The enlarging of the school is significant in that it kept up with the expansion of rural education in the early part of the twentieth century. By 1949 all twelve grades were housed on this campus. Also reflective of the area is the addition of a potato house in 1930, a small one-story building added to the campus for farmers to use in storing their harvests. Classes such as animal husbandry were taught alongside reading and arithmetic, and students often helped local farmers plant crops.
Today Gray Court-Owings School houses both an elementary and a middle school in its modernized complex, though little has changed regarding the exterior of the first few buildings.
Gray Court-Owings School is listed in the National Register, which says the following:
The Gray Court-Owings School is significant as an excellent and largely intact example of Colonial Revival style school architecture in the upstate and for its association with the growth and development in education in northern Laurens County in the first half of the twentieth century.
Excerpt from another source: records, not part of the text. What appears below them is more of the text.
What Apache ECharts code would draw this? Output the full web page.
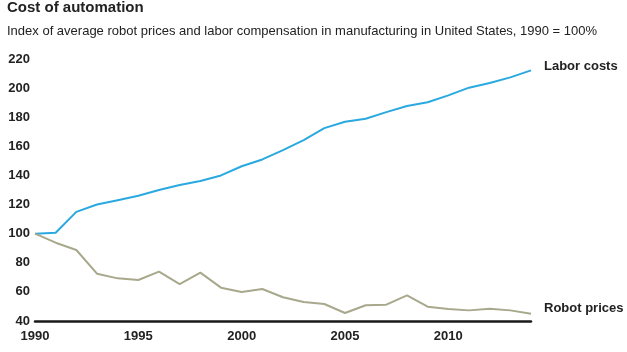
<!DOCTYPE html>
<html>
<head>
<meta charset="utf-8">
<script src="https://cdn.jsdelivr.net/npm/echarts@6/dist/echarts.min.js"></script>
<style>
  html, body { margin: 0; padding: 0; background: #fff; }
  #chart { width: 627px; height: 352px; }
</style>
</head>
<body>
<div id="chart"></div>
<script>
// index values, 1990 = 100
var years = [1990, 1991, 1992, 1993, 1994, 1995, 1996, 1997, 1998, 1999, 2000, 2001, 2002,
             2003, 2004, 2005, 2006, 2007, 2008, 2009, 2010, 2011, 2012, 2013, 2014];
var laborCosts = [100, 100.6, 115, 120, 123, 126, 130, 133.4, 136.2, 140, 146.3, 151, 157.4,
                  164.3, 172.5, 176.9, 179, 183.5, 187.7, 190.3, 195, 200.3, 203.5, 207.4, 212.2];
var robotPrices = [100, 93.8, 88.8, 72.5, 69.3, 68.2, 73.9, 65.4, 73.2, 62.9, 59.9, 62, 56.3,
                   53, 51.7, 45.5, 50.8, 51.2, 57.6, 49.8, 48.2, 47.3, 48.4, 47.3, 45];
var yTicks = { min: 40, max: 220, step: 20 };

function pairs(vals) {
  return years.map(function (y, i) { return [y, vals[i]]; });
}

var chart = echarts.init(document.getElementById('chart'));

var fontFam = '"Liberation Sans", Arial, sans-serif';

chart.setOption({
  animation: false,
  title: [
    { text: 'Cost of automation', left: 7, top: 0, padding: 0,
      textStyle: { fontFamily: fontFam, fontSize: 15, fontWeight: 'bold', color: '#222' } },
    { text: 'Index of average robot prices and labor compensation in manufacturing in United States, 1990 = 100%',
      left: 7, top: 25, padding: 0,
      textStyle: { fontFamily: fontFam, fontSize: 13, fontWeight: 'normal', color: '#222' } }
  ],
  grid: { left: 35, right: 96, top: 59, bottom: 31, containLabel: false },
  xAxis: {
    type: 'value', min: 1990, max: 2014, interval: 5,
    axisLine: { show: true, onZero: false, lineStyle: { color: '#1a1a1a', width: 2.5 } },
    axisTick: { show: false },
    splitLine: { show: false },
    axisLabel: {
      showMaxLabel: false, margin: 9,
      fontFamily: fontFam, fontSize: 13, fontWeight: 'bold', color: '#222',
      formatter: function (v) { return String(v); }
    }
  },
  yAxis: {
    type: 'value', min: yTicks.min, max: yTicks.max, interval: yTicks.step,
    axisLine: { show: false },
    axisTick: { show: false },
    splitLine: { show: false },
    axisLabel: { margin: 5, fontFamily: fontFam, fontSize: 13, fontWeight: 'bold', color: '#222' }
  },
  series: [
    {
      name: 'Labor costs', type: 'line', data: pairs(laborCosts),
      symbol: 'none', lineStyle: { color: '#2aa9e0', width: 2 },
      endLabel: { show: true, formatter: '{a}', distance: 13, offset: [0, -4],
        fontFamily: fontFam, fontSize: 13, fontWeight: 'bold', color: '#222' }
    },
    {
      name: 'Robot prices', type: 'line', data: pairs(robotPrices),
      symbol: 'none', lineStyle: { color: '#a8a88c', width: 2 },
      endLabel: { show: true, formatter: '{a}', distance: 13, offset: [0, -5],
        fontFamily: fontFam, fontSize: 13, fontWeight: 'bold', color: '#222' }
    }
  ]
});
</script>
</body>
</html>
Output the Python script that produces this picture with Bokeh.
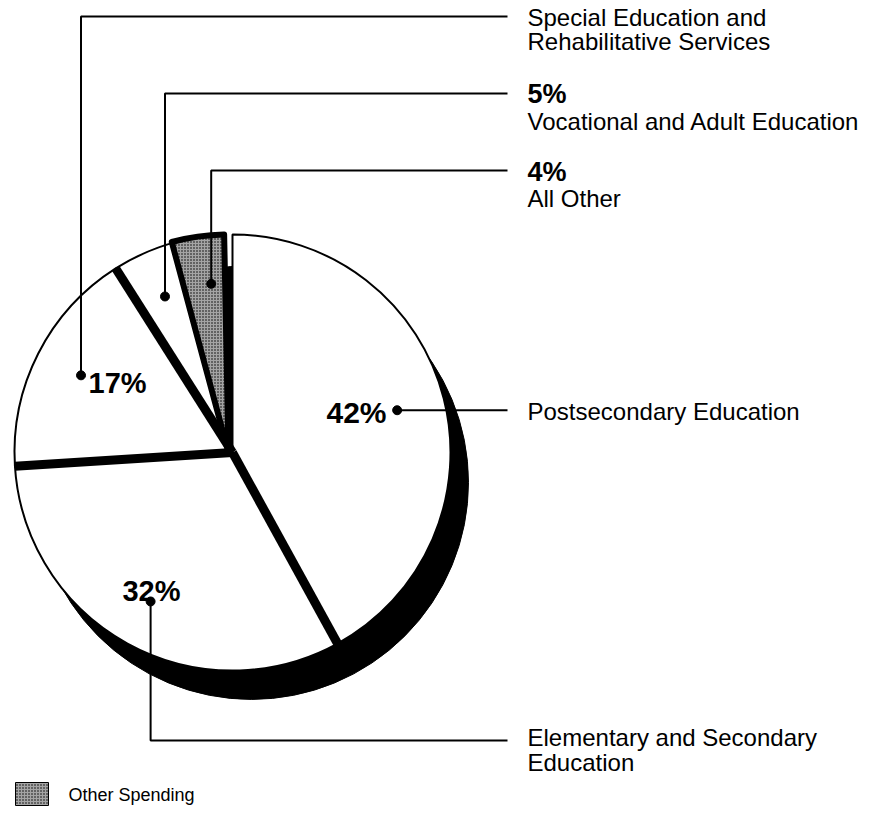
import numpy as np
from bokeh.plotting import figure
from bokeh.models import Range1d
from bokeh.embed import file_html
from bokeh.resources import INLINE
from bokeh.core.properties import value

# ---------------- data ----------------
categories = ["Postsecondary Education",
              "Elementary and Secondary Education",
              "Special Education and Rehabilitative Services",
              "Vocational and Adult Education",
              "All Other"]
shares = [42, 32, 17, 5, 4]
pct_labels = ["42%", "32%", "17%", "5%", "4%"]
name_lines = [["Postsecondary Education"],
              ["Elementary and Secondary", "Education"],
              ["Special Education and", "Rehabilitative Services"],
              ["Vocational and Adult Education"],
              ["All Other"]]
legend_label = "Other Spending"

# ---------------- layout ----------------
W, H = 866, 822
def X(px):
    return px
def Y(py):
    return H - py

cx, cy = X(232), Y(452)
R = 218
FONT = "Liberation Sans"
STIPPLE = dict(fill_color="#a4a4a4", hatch_pattern="dot", hatch_scale=3,
               hatch_weight=2.4, hatch_color="black")

p = figure(width=W, height=H, output_backend="svg", toolbar_location=None,
           x_range=Range1d(0, W), y_range=Range1d(0, H), min_border=0)
p.axis.visible = False
p.grid.visible = False
p.outline_line_color = None
p.background_fill_color = "white"
p.border_fill_color = "white"

frac = np.array(shares, dtype=float) / sum(shares)
cum_end = np.cumsum(frac)
cum_start = cum_end - frac
start_ang = np.pi / 2 - 2 * np.pi * cum_start
end_ang = np.pi / 2 - 2 * np.pi * cum_end
mid_ang = (start_ang + end_ang) / 2

# 3D shadow
p.circle(x=[cx + 19], y=[cy - 30], radius=217, fill_color="black", line_color="black")

# white slices
white_idx = [0, 1, 2, 3]
p.wedge(x=cx, y=cy, radius=R,
        start_angle=[start_ang[i] for i in white_idx],
        end_angle=[end_ang[i] for i in white_idx],
        direction="clock", fill_color="white", line_color="black", line_width=2)

# thick separators between slices
sep = [end_ang[0], end_ang[1], end_ang[2]]
p.segment(x0=[cx] * 3, y0=[cy] * 3,
          x1=[cx + R * np.cos(a) for a in sep], y1=[cy + R * np.sin(a) for a in sep],
          line_color="black", line_width=9, line_cap="butt")

# "All Other" slice, stippled, slightly pulled out
p.wedge(x=cx - 4, y=cy, radius=R,
        start_angle=start_ang[4] + 0.012, end_angle=end_ang[4] + 0.02,
        direction="clock", line_color="black", line_width=6, line_join="round",
        **STIPPLE)

# dots at mid-angles
DR = 170
dx = cx + DR * np.cos(mid_ang)
dy = cy + DR * np.sin(mid_ang)
p.scatter(x=dx, y=dy, size=9, fill_color="black", line_color="black")

# leader lines
LX = X(507)
turn_y = [None, Y(740), Y(16), Y(93), Y(170)]
xs, ys = [], []
for i in range(5):
    if turn_y[i] is None:
        xs.append([dx[i], LX]); ys.append([dy[i], dy[i]])
    else:
        xs.append([dx[i], dx[i], LX]); ys.append([dy[i], turn_y[i], turn_y[i]])
p.multi_line(xs=xs, ys=ys, line_color="black", line_width=2)

# percentage labels in the pie
p.text(x=[X(386)], y=[Y(412)], text=[pct_labels[0]], text_font=value(FONT),
       text_font_style="bold", text_font_size="30px", text_align="right",
       text_baseline="middle", text_color="black")
p.text(x=[X(151)], y=[Y(590)], text=[pct_labels[1]], text_font=value(FONT),
       text_font_style="bold", text_font_size="29px", text_align="center",
       text_baseline="middle", text_color="black")
p.text(x=[X(88)], y=[Y(382)], text=[pct_labels[2]], text_font=value(FONT),
       text_font_style="bold", text_font_size="29px", text_align="left",
       text_baseline="middle", text_color="black")

# right-hand labels
TX = X(527)
bold_y = {3: Y(93), 4: Y(171)}
name_y = {0: [Y(411)], 1: [Y(737), Y(762)], 2: [Y(17), Y(41)], 3: [Y(121)], 4: [Y(198)]}
for i, yy in bold_y.items():
    p.text(x=[TX], y=[yy], text=[pct_labels[i]], text_font=value(FONT),
           text_font_style="bold", text_font_size="27px", text_align="left",
           text_baseline="middle", text_color="black")
for i in range(5):
    for line, yy in zip(name_lines[i], name_y[i]):
        p.text(x=[TX], y=[yy], text=[line], text_font=value(FONT),
               text_font_size="24px", text_align="left",
               text_baseline="middle", text_color="black")

# legend
p.quad(left=[X(15)], right=[X(48)], top=[Y(782)], bottom=[Y(805)],
       line_color="black", line_width=1, **STIPPLE)
p.text(x=[X(68)], y=[Y(794)], text=[legend_label], text_font=value(FONT),
       text_font_size="18px", text_align="left", text_baseline="middle",
       text_color="black")

open("out.html", "w").write(file_html(p, INLINE))
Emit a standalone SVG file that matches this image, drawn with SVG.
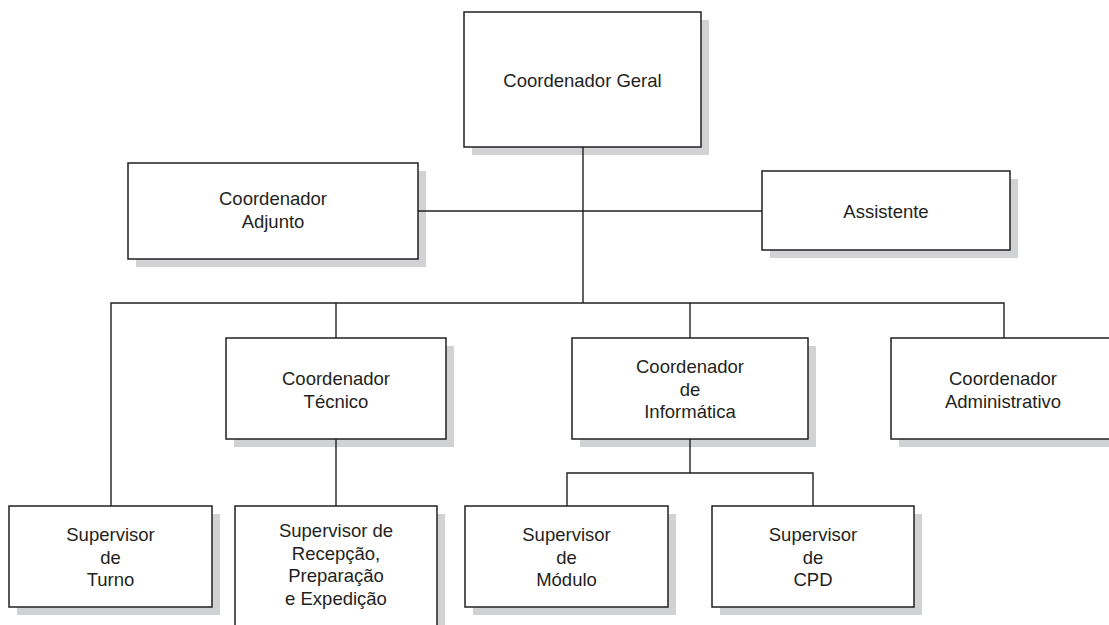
<svg xmlns="http://www.w3.org/2000/svg" width="1109" height="625" viewBox="0 0 1109 625">
<style>
.shadow{fill:#d1d2d4;stroke:none}
.box{fill:#ffffff;stroke:#231f20;stroke-width:1.5}
.lbl{font-family:"Liberation Sans",Arial,sans-serif;font-size:18.5px;fill:#231f20;text-anchor:middle}
.conn{stroke:#231f20;stroke-width:1.4;fill:none}
</style>
<rect width="1109" height="625" fill="#ffffff"/>
<g id="geral">
<rect class="shadow" x="472" y="20" width="237" height="135"/>
<rect class="box" x="464" y="12" width="237" height="135"/>
<text class="lbl" x="582.5" y="87">Coordenador Geral</text>
</g>
<g id="adjunto">
<rect class="shadow" x="136" y="171" width="290" height="96"/>
<rect class="box" x="128" y="163" width="290" height="96"/>
<text class="lbl" x="273" y="205">Coordenador</text>
<text class="lbl" x="273" y="227.5">Adjunto</text>
</g>
<g id="assistente">
<rect class="shadow" x="770" y="179" width="248" height="79"/>
<rect class="box" x="762" y="171" width="248" height="79"/>
<text class="lbl" x="886" y="217.5">Assistente</text>
</g>
<g id="tecnico">
<rect class="shadow" x="234" y="346" width="220" height="101"/>
<rect class="box" x="226" y="338" width="220" height="101"/>
<text class="lbl" x="336" y="385">Coordenador</text>
<text class="lbl" x="336" y="407.5">Técnico</text>
</g>
<g id="informatica">
<rect class="shadow" x="580" y="346" width="236" height="101"/>
<rect class="box" x="572" y="338" width="236" height="101"/>
<text class="lbl" x="690" y="373">Coordenador</text>
<text class="lbl" x="690" y="395.5">de</text>
<text class="lbl" x="690" y="418">Informática</text>
</g>
<g id="administrativo">
<rect class="shadow" x="899" y="346" width="224" height="101"/>
<rect class="box" x="891" y="338" width="224" height="101"/>
<text class="lbl" x="1003" y="385">Coordenador</text>
<text class="lbl" x="1003" y="407.5">Administrativo</text>
</g>
<g id="turno">
<rect class="shadow" x="17" y="514" width="203" height="101"/>
<rect class="box" x="9" y="506" width="203" height="101"/>
<text class="lbl" x="110.5" y="541">Supervisor</text>
<text class="lbl" x="110.5" y="563.5">de</text>
<text class="lbl" x="110.5" y="586">Turno</text>
</g>
<g id="recepcao">
<rect class="shadow" x="243" y="514" width="202" height="130"/>
<rect class="box" x="235" y="506" width="202" height="130"/>
<text class="lbl" x="336" y="537">Supervisor de</text>
<text class="lbl" x="336" y="559.5">Recepção,</text>
<text class="lbl" x="336" y="582">Preparação</text>
<text class="lbl" x="336" y="604.5">e Expedição</text>
</g>
<g id="modulo">
<rect class="shadow" x="473" y="514" width="203" height="101"/>
<rect class="box" x="465" y="506" width="203" height="101"/>
<text class="lbl" x="566.5" y="541">Supervisor</text>
<text class="lbl" x="566.5" y="563.5">de</text>
<text class="lbl" x="566.5" y="586">Módulo</text>
</g>
<g id="cpd">
<rect class="shadow" x="720" y="514" width="202" height="101"/>
<rect class="box" x="712" y="506" width="202" height="101"/>
<text class="lbl" x="813" y="541">Supervisor</text>
<text class="lbl" x="813" y="563.5">de</text>
<text class="lbl" x="813" y="586">CPD</text>
</g>
<g id="connectors">
<path class="conn" d="M583,147 V303"/>
<path class="conn" d="M418,211 H762"/>
<path class="conn" d="M111,506 V303 H1004 V338"/>
<path class="conn" d="M336,303 V338"/>
<path class="conn" d="M690,303 V338"/>
<path class="conn" d="M336,439 V506"/>
<path class="conn" d="M690,439 V473"/>
<path class="conn" d="M567,506 V473 H813 V506"/>
</g>
</svg>
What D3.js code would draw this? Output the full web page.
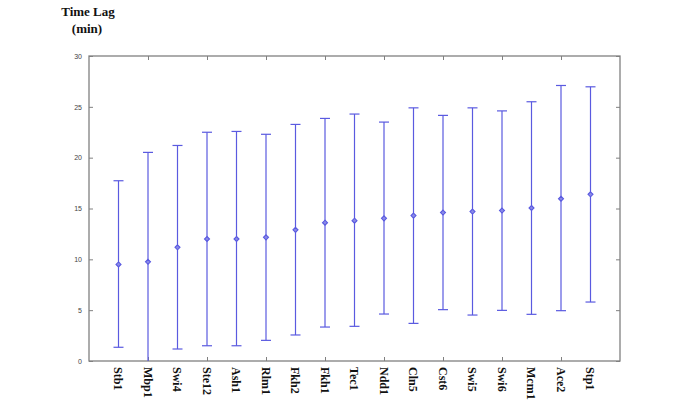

The Gray Court-Owings School is a two-story central brick building constructed in 1914 with a flanking one-story brick-veneered high school building to the north and a one-story brick-veneered auditorium to the south, both built in 1928. When the flanking buildings, designed in the Colonial Revival style with Tuscan order porticos, were added in 1928, a two-story portico of the Tuscan order was added to the entrance of the 1914 building.
Originally designed in the Renaissance Revival style with baroque massing, the building assumed a Classical or Colonial Revival appearance with the addition of the 1928 portico. The main building is accessed by a monumental stair with flanking wide cast stone-capping cheek walls. Each building has a hipped metal roof. In the 1930s a one-story frame potato house was built to help local farmers preserve their crops. This outbuilding contributes to the historic and architectural character of the property.
I will be the new principal of this wonderful school and I am interested in knowing the history of the school and it’s former principals
My father was principal of this school from 1968-1974. At the end of segregation in South Carolina he was responsible for integrating this school with Pleasant View School on the other side of town in 1970. Our family receive threats from both sides, but we made it through that tumultuous time. He was the last principal of the school as a high school.
I attended here from grades 2 through 8. I loved rambling through the old building and discovering its nooks and crannies when my father would come up for work after hours. My first teaching job was at the old school, and I had more knowledge of the hidden workings of the place than many of my colleagues – certainly more than the students. I taught music and computers there for seven years.
I applaud the way that they have been able to modernize and add onto the school while preserving the historic facade, auditorium, and other buildings. This school will always have a special place in my heart.
Wow, Tom, what great personal experience to share with us! We really appreciate your comments and telling more of the Gray Court-Owings story. Thank you!